Le Premier ministre tente l'impossible pour ne pas démissionner. Mais, quelques jours plus tard, il doit s'avouer battu. Le gouvernement de la dernière chance comme l'avait baptisé A. Cools, président du PS, aura duré un an. Tout est à recommencer. Le gouvernement Martens aura été un gouvernement pour rien. La réforme des institutions devient un rocher de Sisyphe.

Négociations

Le roi confie, mi-avril, à Willy Claes, ministre des Affaires économiques (socialiste flamand), la mission d'informateur. Celui-ci prépare le terrain de telle sorte que Wilfried Martens lui-même puisse être de nouveau désigné comme formateur du futur gouvernement. Une négociation s'impose entre les trois familles politiques traditionnelles : sociaux-chrétiens, socialistes et libéraux, celles-ci divisées en Flamands et francophones. On tente de constituer une tripartite à six selon W. Martens, une sexpartite selon quelques journalistes malicieux.

Les libéraux, en position de force, veulent monnayer leur entrée dans un gouvernement. Ils veulent surtout des aménagements d'ordre fiscal, qui intéressent leur clientèle électorale : mesure d'encouragement des investissements industriels, révision de certains aspects de la péréquation cadastrale, notamment.

Les visées libérales ne peuvent s'accorder aux objectifs des socialistes, qui ne veulent pas s'associer à une politique où seuls les travailleurs payeraient l'assainissement financier. L'arrivée du PVV (libéraux flamands) durcit le front flamand face aux francophones moins soutenus par le PRL (libéraux francophones).

De plus, on peut se demander si les libéraux flamands ne seraient pas tentés par l'idée de remporter une belle victoire électorale au détriment des sociaux-chrétiens flamands. Ces derniers, comme les socialistes wallons, sont prêts à beaucoup de concessions pour éviter le retour aux urnes.

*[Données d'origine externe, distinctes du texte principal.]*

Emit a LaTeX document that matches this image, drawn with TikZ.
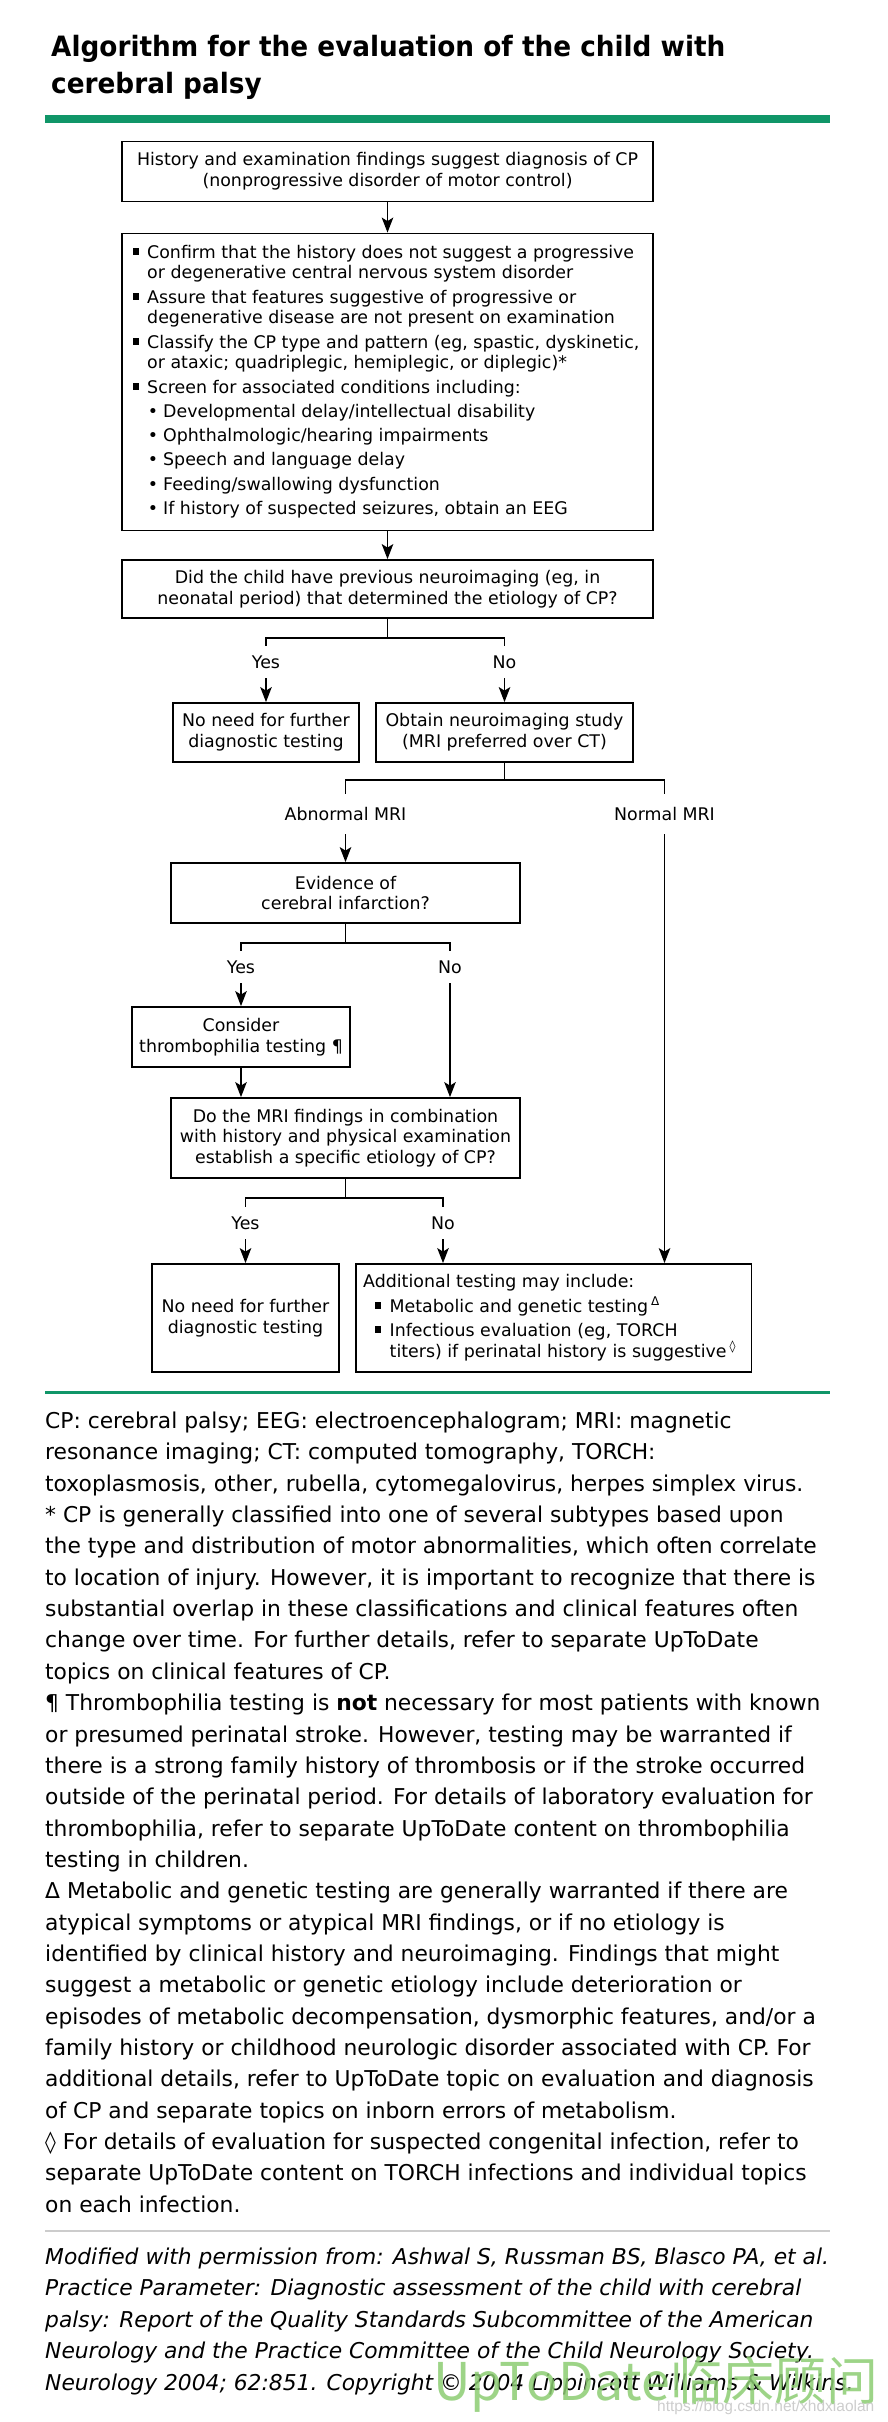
\documentclass[tikz,border=0pt]{standalone}
\usepackage{fontspec}
\setmainfont{DejaVu Sans}
\newfontfamily\titlefont{DejaVu Sans}[FakeStretch=0.94]
\newfontfamily\cjkfont{Noto Sans CJK SC}
\newfontfamily\linkfont{Liberation Sans}
\usetikzlibrary{arrows.meta}
\definecolor{utdgreen}{RGB}{16,150,104}
\definecolor{wmgreen}{RGB}{140,205,115}
\definecolor{urlgray}{RGB}{205,205,205}
\newcommand\bxfont{\fontsize{17.4pt}{20.8pt}\selectfont}
\newcommand\fnfont{\fontsize{21.8pt}{26pt}\selectfont}
\newcommand\sqb{\rule[3.5pt]{6pt}{7pt}}
\newcommand\bsq{\llap{\sqb\hspace{8.5pt}}}
\newcommand\bdot{\llap{•\hspace{5pt}}}
\newcommand\supsym[1]{\,\raisebox{6.5pt}{\fontsize{12pt}{12pt}\selectfont #1}}
\newcommand\fnl[3]{\node[fn] (#1) at (45,{1428.5+31.35*(#2-1)}) {#3};}
\newcommand\itline[3]{\node[fn,font=\fnfont\itshape] (#1) at (45,{2264.5+31.4*(#2-1)}) {#3};}
\begin{document}
\begin{tikzpicture}[x=1pt,y=-1pt,
  box/.style={draw, line width=1.8pt, inner sep=0pt, align=center, font=\bxfont},
  tl/.style={anchor=base west, inner sep=0pt, font=\bxfont},
  fn/.style={anchor=base west, inner sep=0pt, font=\fnfont},
  lab/.style={inner sep=0pt, font=\bxfont, text height=12.5pt, text depth=0pt, minimum height=32pt},
  ln/.style={line width=1.5pt},
  arr/.style={line width=1.6pt, -{Stealth[length=15pt,width=11.5pt,inset=3.5pt]}}]
\useasboundingbox (0,0) rectangle (888,2422);
\fill[white] (0,0) rectangle (888,2422);

% title
\node[anchor=base west, inner sep=0pt, font=\titlefont\bfseries\fontsize{28pt}{36pt}\selectfont] (t1) at (51,57) {Algorithm for the evaluation of the child with};
\node[anchor=base west, inner sep=0pt, font=\titlefont\bfseries\fontsize{28pt}{36pt}\selectfont] (t2) at (51,93) {cerebral palsy};
\fill[utdgreen] (45,115) rectangle (830,123);

% boxes
\node[box, minimum width=531pt, minimum height=60pt] (b1) at (387.5,171.5) {History and examination findings suggest diagnosis of CP\\(nonprogressive disorder of motor control)};
\node[box, minimum width=531pt, minimum height=297pt] (b2) at (387.5,382) {};
\node[box, minimum width=531pt, minimum height=58pt] (b3) at (387.5,589) {Did the child have previous neuroimaging (eg, in\\neonatal period) that determined the etiology of CP?};
\node[box, minimum width=186pt, minimum height=59pt] (b4) at (266,732.5) {No need for further\\diagnostic testing};
\node[box, minimum width=257pt, minimum height=59pt] (b5) at (504.5,732.5) {Obtain neuroimaging study\\(MRI preferred over CT)};
\node[box, minimum width=349pt, minimum height=60pt] (b6) at (345.5,893) {Evidence of\\cerebral infarction?};
\node[box, minimum width=218pt, minimum height=60pt] (b7) at (241,1037) {Consider\\thrombophilia testing ¶};
\node[box, minimum width=349pt, minimum height=80pt] (b8) at (345.5,1138) {Do the MRI findings in combination\\with history and physical examination\\establish a specific etiology of CP?};
\node[box, minimum width=187pt, minimum height=108pt] (b9) at (245.5,1318) {No need for further\\diagnostic testing};
\node[box, minimum width=395.5pt, minimum height=108pt] (b10) at (553.75,1318) {};

% box 2 content
\node[tl] (c1) at (147,258) {\bsq Confirm that the history does not suggest a progressive};
\node[tl] (c2) at (147,278.5) {or degenerative central nervous system disorder};
\node[tl] (c3) at (147,303) {\bsq Assure that features suggestive of progressive or};
\node[tl] (c4) at (147,323.5) {degenerative disease are not present on examination};
\node[tl] (c5) at (147,348) {\bsq Classify the CP type and pattern (eg, spastic, dyskinetic,};
\node[tl] (c6) at (147,368.5) {or ataxic; quadriplegic, hemiplegic, or diplegic)*};
\node[tl] (c7) at (147,393) {\bsq Screen for associated conditions including:};
\node[tl] (c8) at (163,417) {\bdot Developmental delay/intellectual disability};
\node[tl] (c9) at (163,441) {\bdot Ophthalmologic/hearing impairments};
\node[tl] (c10) at (163,465) {\bdot Speech and language delay};
\node[tl] (c11) at (163,490) {\bdot Feeding/swallowing dysfunction};
\node[tl] (c12) at (163,514) {\bdot If history of suspected seizures, obtain an EEG};

% box 10 content
\node[tl] (d1) at (363,1287) {Additional testing may include:};
\node[tl] (d2) at (389.5,1312) {\bsq Metabolic and genetic testing\supsym{Δ}};
\node[tl] (d3) at (389.5,1336) {\bsq Infectious evaluation (eg, TORCH};
\node[tl] (d4) at (389.5,1357) {titers) if perinatal history is suggestive\supsym{◊}};

% labels
\node[lab] (yes1) at (266,662) {Yes};
\node[lab] (no1) at (504.5,662) {No};
\node[lab, minimum height=40pt] (abn) at (345.5,814) {Abnormal MRI};
\node[lab, minimum height=40pt] (nor) at (664.5,814) {Normal MRI};
\node[lab] (yes2) at (241,967) {Yes};
\node[lab] (no2) at (450,967) {No};
\node[lab] (yes3) at (245.5,1223) {Yes};
\node[lab] (no3) at (443,1223) {No};

% connectors
\draw[arr] (b1.south) -- (b2.north);
\draw[arr] (b2.south) -- (b3.north);
\draw[ln] (b3.south) -- ++(0,19) -| (yes1.north);
\draw[ln] (b3.south) -- ++(0,19) -| (no1.north);
\draw[arr] (yes1.south) -- (b4.north);
\draw[arr] (no1.south) -- (b5.north);
\draw[ln] (b5.south) -- ++(0,17) -| (abn.north);
\draw[ln] (b5.south) -- ++(0,17) -| (nor.north);
\draw[arr] (abn.south) -- (b6.north);
\draw[arr] (nor.south) -- (nor.south |- b10.north);
\draw[ln] (b6.south) -- ++(0,19) -| (yes2.north);
\draw[ln] (b6.south) -- ++(0,19) -| (no2.north);
\draw[arr] (yes2.south) -- (b7.north);
\draw[arr] (no2.south) -- (no2.south |- b8.north);
\draw[arr] (b7.south) -- (b7.south |- b8.north);
\draw[ln] (b8.south) -- ++(0,19) -| (yes3.north);
\draw[ln] (b8.south) -- ++(0,19) -| (no3.north);
\draw[arr] (yes3.south) -- (b9.north);
\draw[arr] (no3.south) -- (no3.south |- b10.north);

\fill[utdgreen] (45,1390.5) rectangle (830,1394);

% footnotes
\fnl{f1}{1}{CP: cerebral palsy; EEG: electroencephalogram; MRI: magnetic}
\fnl{f2}{2}{resonance imaging; CT: computed tomography, TORCH:}
\fnl{f3}{3}{toxoplasmosis, other, rubella, cytomegalovirus, herpes simplex virus.}
\fnl{f4}{4}{* CP is generally classified into one of several subtypes based upon}
\fnl{f5}{5}{the type and distribution of motor abnormalities, which often correlate}
\fnl{f6}{6}{to location of injury. However, it is important to recognize that there is}
\fnl{f7}{7}{substantial overlap in these classifications and clinical features often}
\fnl{f8}{8}{change over time. For further details, refer to separate UpToDate}
\fnl{f9}{9}{topics on clinical features of CP.}
\fnl{f10}{10}{¶ Thrombophilia testing is {\bfseries not} necessary for most patients with known}
\fnl{f11}{11}{or presumed perinatal stroke. However, testing may be warranted if}
\fnl{f12}{12}{there is a strong family history of thrombosis or if the stroke occurred}
\fnl{f13}{13}{outside of the perinatal period. For details of laboratory evaluation for}
\fnl{f14}{14}{thrombophilia, refer to separate UpToDate content on thrombophilia}
\fnl{f15}{15}{testing in children.}
\fnl{f16}{16}{Δ Metabolic and genetic testing are generally warranted if there are}
\fnl{f17}{17}{atypical symptoms or atypical MRI findings, or if no etiology is}
\fnl{f18}{18}{identified by clinical history and neuroimaging. Findings that might}
\fnl{f19}{19}{suggest a metabolic or genetic etiology include deterioration or}
\fnl{f20}{20}{episodes of metabolic decompensation, dysmorphic features, and/or a}
\fnl{f21}{21}{family history or childhood neurologic disorder associated with CP. For}
\fnl{f22}{22}{additional details, refer to UpToDate topic on evaluation and diagnosis}
\fnl{f23}{23}{of CP and separate topics on inborn errors of metabolism.}
\fnl{f24}{24}{◊ For details of evaluation for suspected congenital infection, refer to}
\fnl{f25}{25}{separate UpToDate content on TORCH infections and individual topics}
\fnl{f26}{26}{on each infection.}

\fill[black!20] (45,2229.5) rectangle (830,2231.5);

\itline{g1}{1}{Modified with permission from: Ashwal S, Russman BS, Blasco PA, et al.}
\itline{g2}{2}{Practice Parameter: Diagnostic assessment of the child with cerebral}
\itline{g3}{3}{palsy: Report of the Quality Standards Subcommittee of the American}
\itline{g4}{4}{Neurology and the Practice Committee of the Child Neurology Society.}
\itline{g5}{5}{Neurology 2004; 62:851. Copyright © 2004 Lippincott Williams \& Wilkins.}

% watermark
\node[anchor=base west, inner sep=0pt, text=wmgreen, opacity=0.85, font=\cjkfont\fontsize{52pt}{52pt}\selectfont] (wm) at (433,2400) {UpToDate临床顾问};
\node[anchor=base west, inner sep=0pt, text=urlgray, font=\linkfont\fontsize{15.5pt}{15.5pt}\selectfont] (url) at (657,2411) {https://blog.csdn.net/xhdxiaolan};
\end{tikzpicture}
\end{document}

Un accord semble possible si le problème bruxellois est reporté, mais, début mai, on se trouve devant l'alternative : un accord entre les six ou des élections à la veille des vacances.

Hémorragie

Par suite de l'échec sur la régionalisation, les mesures d'assainissement financier préparées par le gouvernement n'ont pas pu être présentées devant le Parlement ; les dispositions de la loi-programme coûte à la population un déficit budgétaire supplémentaire de 40 milliards. Le déficit total passe donc de 82 milliards à plus de 120 milliards de FB. Au cours des trois premiers mois de 1980, le gouvernement doit emprunter plus de 55 milliards à l'étranger, alors que l'intention, réaffirmée de nombreuses fois par W. Martens, était de juguler cette hémorragie des finances publiques. Le drame de la Belgique, c'est de vivre une double crise. La crise économique générale, et la crise des rapports entre ses deux communautés. Et, tout au long des jeux politiques de la dernière décennie, l'embrouillamini de la crise institutionnelle a empêché les gouvernements successifs de s'atteler sérieusement à la crise tout court. Du moins à trouver des mesures qui auraient pu atténuer les effets de la crise sur le plan national.

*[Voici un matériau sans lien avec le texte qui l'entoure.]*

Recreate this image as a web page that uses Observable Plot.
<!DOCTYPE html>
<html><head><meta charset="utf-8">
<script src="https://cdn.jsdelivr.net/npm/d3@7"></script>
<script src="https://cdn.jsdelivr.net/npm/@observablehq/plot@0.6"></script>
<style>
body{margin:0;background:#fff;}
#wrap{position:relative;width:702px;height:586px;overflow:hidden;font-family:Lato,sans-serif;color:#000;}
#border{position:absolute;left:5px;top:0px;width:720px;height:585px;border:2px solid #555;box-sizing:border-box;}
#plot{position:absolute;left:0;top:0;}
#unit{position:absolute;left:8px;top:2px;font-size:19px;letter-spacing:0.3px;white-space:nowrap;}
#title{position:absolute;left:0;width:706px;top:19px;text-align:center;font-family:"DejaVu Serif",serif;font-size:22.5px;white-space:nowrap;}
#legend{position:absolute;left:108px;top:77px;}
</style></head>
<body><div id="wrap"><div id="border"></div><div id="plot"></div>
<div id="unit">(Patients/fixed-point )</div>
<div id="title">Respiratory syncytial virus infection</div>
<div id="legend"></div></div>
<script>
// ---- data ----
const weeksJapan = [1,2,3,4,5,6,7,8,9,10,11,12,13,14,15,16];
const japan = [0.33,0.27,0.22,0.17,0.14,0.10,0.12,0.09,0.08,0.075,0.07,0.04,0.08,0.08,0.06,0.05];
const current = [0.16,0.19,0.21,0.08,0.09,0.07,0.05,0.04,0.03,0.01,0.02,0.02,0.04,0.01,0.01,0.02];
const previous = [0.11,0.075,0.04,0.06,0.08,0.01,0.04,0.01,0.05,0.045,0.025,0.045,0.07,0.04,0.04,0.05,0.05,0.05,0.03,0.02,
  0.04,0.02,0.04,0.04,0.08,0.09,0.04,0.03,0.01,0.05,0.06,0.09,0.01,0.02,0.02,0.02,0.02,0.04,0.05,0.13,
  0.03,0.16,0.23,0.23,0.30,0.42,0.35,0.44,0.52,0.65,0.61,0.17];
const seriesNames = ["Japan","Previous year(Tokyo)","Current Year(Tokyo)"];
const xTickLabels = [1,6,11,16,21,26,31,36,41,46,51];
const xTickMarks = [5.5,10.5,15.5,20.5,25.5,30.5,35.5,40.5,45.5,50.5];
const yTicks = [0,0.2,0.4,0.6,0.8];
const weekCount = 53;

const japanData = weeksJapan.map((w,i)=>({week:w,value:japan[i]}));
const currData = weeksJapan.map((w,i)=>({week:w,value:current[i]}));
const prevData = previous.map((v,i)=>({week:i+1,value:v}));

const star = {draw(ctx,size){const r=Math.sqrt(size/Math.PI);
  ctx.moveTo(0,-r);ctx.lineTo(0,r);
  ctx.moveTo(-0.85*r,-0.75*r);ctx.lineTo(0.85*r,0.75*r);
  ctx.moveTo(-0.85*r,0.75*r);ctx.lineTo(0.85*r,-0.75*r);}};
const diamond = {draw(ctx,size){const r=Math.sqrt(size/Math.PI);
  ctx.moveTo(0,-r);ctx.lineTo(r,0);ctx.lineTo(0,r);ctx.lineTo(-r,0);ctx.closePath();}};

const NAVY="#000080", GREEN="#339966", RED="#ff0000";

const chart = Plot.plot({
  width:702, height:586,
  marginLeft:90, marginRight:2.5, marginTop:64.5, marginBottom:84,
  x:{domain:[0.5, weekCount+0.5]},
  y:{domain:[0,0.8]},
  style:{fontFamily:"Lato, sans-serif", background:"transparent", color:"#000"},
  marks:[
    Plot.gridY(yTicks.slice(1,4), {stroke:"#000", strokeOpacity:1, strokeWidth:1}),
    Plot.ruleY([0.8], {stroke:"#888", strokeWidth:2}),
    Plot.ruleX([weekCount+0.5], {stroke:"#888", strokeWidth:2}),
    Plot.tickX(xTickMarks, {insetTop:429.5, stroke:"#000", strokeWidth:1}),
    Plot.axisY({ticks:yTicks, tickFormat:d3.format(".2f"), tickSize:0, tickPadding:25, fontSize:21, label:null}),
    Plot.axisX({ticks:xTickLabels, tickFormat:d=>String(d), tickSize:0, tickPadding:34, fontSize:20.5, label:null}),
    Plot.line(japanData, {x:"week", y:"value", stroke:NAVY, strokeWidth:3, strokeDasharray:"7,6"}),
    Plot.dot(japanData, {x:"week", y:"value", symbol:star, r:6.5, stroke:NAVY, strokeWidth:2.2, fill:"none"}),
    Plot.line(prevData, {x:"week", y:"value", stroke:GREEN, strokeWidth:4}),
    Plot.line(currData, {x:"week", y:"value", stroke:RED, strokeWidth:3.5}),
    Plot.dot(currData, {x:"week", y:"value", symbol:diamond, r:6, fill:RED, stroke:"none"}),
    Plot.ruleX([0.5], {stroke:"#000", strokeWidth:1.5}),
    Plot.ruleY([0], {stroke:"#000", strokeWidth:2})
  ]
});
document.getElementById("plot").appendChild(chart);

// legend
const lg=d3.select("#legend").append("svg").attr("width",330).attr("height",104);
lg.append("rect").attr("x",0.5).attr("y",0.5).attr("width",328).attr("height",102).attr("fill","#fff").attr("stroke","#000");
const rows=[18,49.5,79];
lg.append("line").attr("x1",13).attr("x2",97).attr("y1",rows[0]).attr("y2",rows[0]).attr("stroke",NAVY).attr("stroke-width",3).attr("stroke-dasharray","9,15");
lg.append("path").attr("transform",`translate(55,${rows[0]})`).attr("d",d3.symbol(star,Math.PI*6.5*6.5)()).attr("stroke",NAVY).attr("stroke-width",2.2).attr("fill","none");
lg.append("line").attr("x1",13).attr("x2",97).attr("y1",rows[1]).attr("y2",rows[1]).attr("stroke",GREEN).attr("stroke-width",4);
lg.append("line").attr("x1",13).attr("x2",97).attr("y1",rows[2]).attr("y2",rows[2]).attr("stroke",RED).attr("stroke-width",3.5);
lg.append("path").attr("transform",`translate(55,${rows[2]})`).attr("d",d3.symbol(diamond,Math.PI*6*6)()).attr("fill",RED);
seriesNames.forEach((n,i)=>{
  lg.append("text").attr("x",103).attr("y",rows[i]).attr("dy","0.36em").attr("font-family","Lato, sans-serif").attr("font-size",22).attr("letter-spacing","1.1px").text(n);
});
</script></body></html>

Sans doute la Belgique ne fait-elle pas œuvre originale en matière de crise économique ; elle connaît les problèmes de tous ses voisins. Un chômage qui augmente (plus de 300 000 chômeurs), une Sécurité sociale au bord de la faillite, une charge fiscale très lourde, une inflation galopante et une balance commerciale déficitaire (+ 100 milliards) en 1979. Mais le gouvernement aurait pu essayer de renflouer un peu les caisses de l'État en prenant des mesures qui auraient fait supporter le poids de la crise d'une manière équitable par l'ensemble des citoyens. C'était ce que souhaitait le gouvernement Martens en présentant sa loi-programme : instauration d'une vignette pour l'accès aux autoroutes, quelques mesures pratiques d'économie dans le domaine de l'assurance maladie-invalidité, taxations des superbénéfices des entreprises et des avantages en nature qui s'ajoutent aux revenus de certains membres des professions libérales ou de certains cadres d'entreprises, etc.

Tollé

La seule réussite à mettre à l'actif du gouvernement, c'est la défense du franc contre les vagues de spéculation. La Banque nationale doit, en mars 1980, soutenir la monnaie nationale pour permettre au franc belge de rester dans le serpent européen.